= Duje Jurić =

Croatian artist

Duje Jurić (born 1956 in Rupe, Croatia) is a Croatian contemporary artist and one of the key figures of the New Geometry movement of the 1980s. He lives and works in Zagreb, Croatia.

He was an associate of the Master Workshop of Ljubo Ivančić and Nikola Reiser (1982–1985). At the end of the 1980s he collaborated with Julije Knifer in making murals in Sète, a small town in southern France (1889 and 1990, Villa Saint-Claire). During the 1990s he supplemented his works with text and made artistic interventions upon various objects, either his own or objects belonging to others (such as doors, cabinets, suitcases, clothes, paint-brushes, etc.). In more recent years he has been involved with creating ambient, action and performance art. Jurić also works as an art restorer and in the period between 1977 and 1993 he was an associate member of the Croatian Conservation Institute. From 1984 to 1999 he worked as a freelance artist, followed by a position at the Museum of Contemporary Art, Zagreb (1999–2000). Following which, he has been teaching at the Academy of Fine Arts, University of Zagreb, first as an assistant professor, and now as a fully appointed professor in the Department of Painting.
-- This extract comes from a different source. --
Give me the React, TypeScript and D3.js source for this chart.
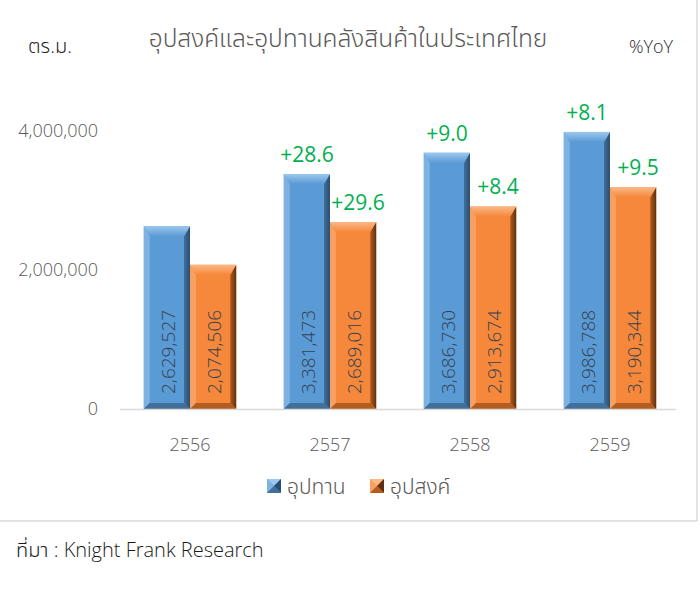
import * as d3 from 'd3'

// values
const years = ['2556', '2557', '2558', '2559']
const supply = [2629527, 3381473, 3686730, 3986788]   // อุปทาน
const demand = [2074506, 2689016, 2913674, 3190344]   // อุปสงค์
const supplyYoY = [null, 28.6, 9.0, 8.1]
const demandYoY = [null, 29.6, 8.4, 9.5]
const yTicks = [0, 2000000, 4000000]

const W = 700
const H = 601
const FONT = "'Open Sans', 'Noto Sans Thai', sans-serif"
const GREY = '#595959'
const GREEN = '#00B050'

const palettes = {
    blue: { id: 'b', face: '#5B9BD5', top: '#9CC8EE', left: '#7DB2E2', right: '#2A4E72', bottom: '#416F9A' },
    orange: { id: 'o', face: '#F5883A', top: '#FBB888', left: '#F8A061', right: '#5E300E', bottom: '#B35C1F' },
}

function BevelBar({ x, y, w, h, pal }) {
    const b = Math.min(10, h / 2)
    const s = 6
    return (
        <g>
            <rect x={x} y={y} width={w} height={h} fill={pal.face} />
            <polygon points={`${x},${y} ${x + s},${y + b} ${x + s},${y + h - s} ${x},${y + h}`} fill={pal.left} />
            <polygon points={`${x + w},${y} ${x + w},${y + h} ${x + w - s},${y + h - s} ${x + w - s},${y + b}`} fill={`url(#right-${pal.id})`} />
            <polygon points={`${x},${y + h} ${x + s},${y + h - s} ${x + w - s},${y + h - s} ${x + w},${y + h}`} fill={pal.bottom} />
            <polygon points={`${x},${y} ${x + w},${y} ${x + w - s},${y + b} ${x + s},${y + b}`} fill={`url(#top-${pal.id})`} />
        </g>
    )
}

function LegendSwatch({ x, y, pal }) {
    const s = 14
    const c = s / 2
    return (
        <g>
            <rect x={x} y={y} width={s} height={s} fill={pal.face} />
            <polygon points={`${x},${y} ${x + s},${y} ${x + c},${y + c}`} fill={pal.top} />
            <polygon points={`${x},${y} ${x + c},${y + c} ${x},${y + s}`} fill={pal.left} />
            <polygon points={`${x + s},${y} ${x + s},${y + s} ${x + c},${y + c}`} fill={pal.right} />
            <polygon points={`${x},${y + s} ${x + s},${y + s} ${x + c},${y + c}`} fill={pal.bottom} />
        </g>
    )
}

export default function App() {
    const scaleX = d3.scaleBand().domain(years).range([120, 680]).paddingInner(0.34).paddingOuter(0.17)
    const scaleY = d3.scaleLinear().domain([0, 4000000]).range([409, 131])
    const fmt = d3.format(',')
    const bw = scaleX.bandwidth() / 2
    const base = scaleY(0)

    const series = [
        { vals: supply, yoy: supplyYoY, pal: palettes.blue, off: 0, dx: 0 },
        { vals: demand, yoy: demandYoY, pal: palettes.orange, off: bw, dx: 5 },
    ]

    return (
        <div style={{ position: 'absolute', left: 0, top: 0 }}>
            <svg width={W} height={H} style={{ display: 'block', background: '#fff' }} fontFamily={FONT} fontWeight={300}>
                <defs>
                    {Object.values(palettes).map(p => (
                        <g key={p.id}>
                            <linearGradient id={`top-${p.id}`} x1='0' y1='0' x2='0' y2='1'>
                                <stop offset='0' stopColor={p.top} />
                                <stop offset='1' stopColor={p.face} />
                            </linearGradient>
                            <linearGradient id={`right-${p.id}`} x1='0' y1='0' x2='1' y2='0'>
                                <stop offset='0' stopColor={p.bottom} />
                                <stop offset='1' stopColor={p.right} />
                            </linearGradient>
                        </g>
                    ))}
                </defs>

                {/* chart frame */}
                <line x1={697} x2={697} y1={0} y2={521} stroke='#D9D9D9' strokeWidth={1.5} />
                <line x1={0} x2={697} y1={521} y2={521} stroke='#D9D9D9' strokeWidth={1.5} />

                <text x={348} y={47} textAnchor='middle' fontSize={24.5} fill={GREY}>อุปสงค์และอุปทานคลังสินค้าในประเทศไทย</text>
                <text x={50} y={53} textAnchor='middle' fontSize={20} fill='#262626'>ตร.ม.</text>
                <text x={651} y={53} textAnchor='middle' fontSize={18} fill='#262626'>%YoY</text>

                {/* y axis labels */}
                {yTicks.map(t => (
                    <text key={t} x={98} y={scaleY(t)} dy='0.35em' textAnchor='end' fontSize={18} fill={GREY}>{fmt(t)}</text>
                ))}

                {/* bars */}
                {series.map((s, si) => years.map((yr, i) => {
                    const x = scaleX(yr) + s.off
                    const y = scaleY(s.vals[i])
                    const cx = x + bw / 2
                    return (
                        <g key={`${si}-${yr}`}>
                            <BevelBar x={x} y={y} w={bw} h={base - y} pal={s.pal} />
                            <text transform={`translate(${cx + 1},${base - 15}) rotate(-90)`} dy='0.35em' fontSize={19} fill='#333F50'>{fmt(s.vals[i])}</text>
                            {s.yoy[i] != null && (
                                <text x={cx + s.dx} y={y - 12} textAnchor='middle' fontSize={21} fontWeight={400} fill={GREEN}>{'+' + s.yoy[i].toFixed(1)}</text>
                            )}
                        </g>
                    )
                }))}

                {/* x axis */}
                <line x1={120} x2={676} y1={base + 0.5} y2={base + 0.5} stroke='#D9D9D9' strokeWidth={1.5} />
                {years.map(yr => (
                    <text key={yr} x={scaleX(yr) + scaleX.bandwidth() / 2} y={451} textAnchor='middle' fontSize={18} fill={GREY}>{yr}</text>
                ))}

                {/* legend */}
                <LegendSwatch x={267} y={479} pal={palettes.blue} />
                <text x={287} y={494} fontSize={21} fill={GREY}>อุปทาน</text>
                <LegendSwatch x={370} y={479} pal={palettes.orange} />
                <text x={390} y={494} fontSize={21} fill={GREY}>อุปสงค์</text>

                <text x={16} y={557} fontSize={20} fill='#1a1a1a'>ที่มา : Knight Frank Research</text>
            </svg>
        </div>
    )
}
He has had some sixty solo shows and over a hundred group exhibitions. He has also performed several actions and participated in a number of art projects, the highlight of which being his ambience art projects (light installations), and his theatre sets made for the Kugla Theatre project. He has received several awards, including the 2002 Croatian Association of Artists Award for Best Exhibition (for his exhibition in the Gliptoteka gallery, in the Croatian Academy of Sciences and Arts) and the 2002 Vladimir Nazor Award.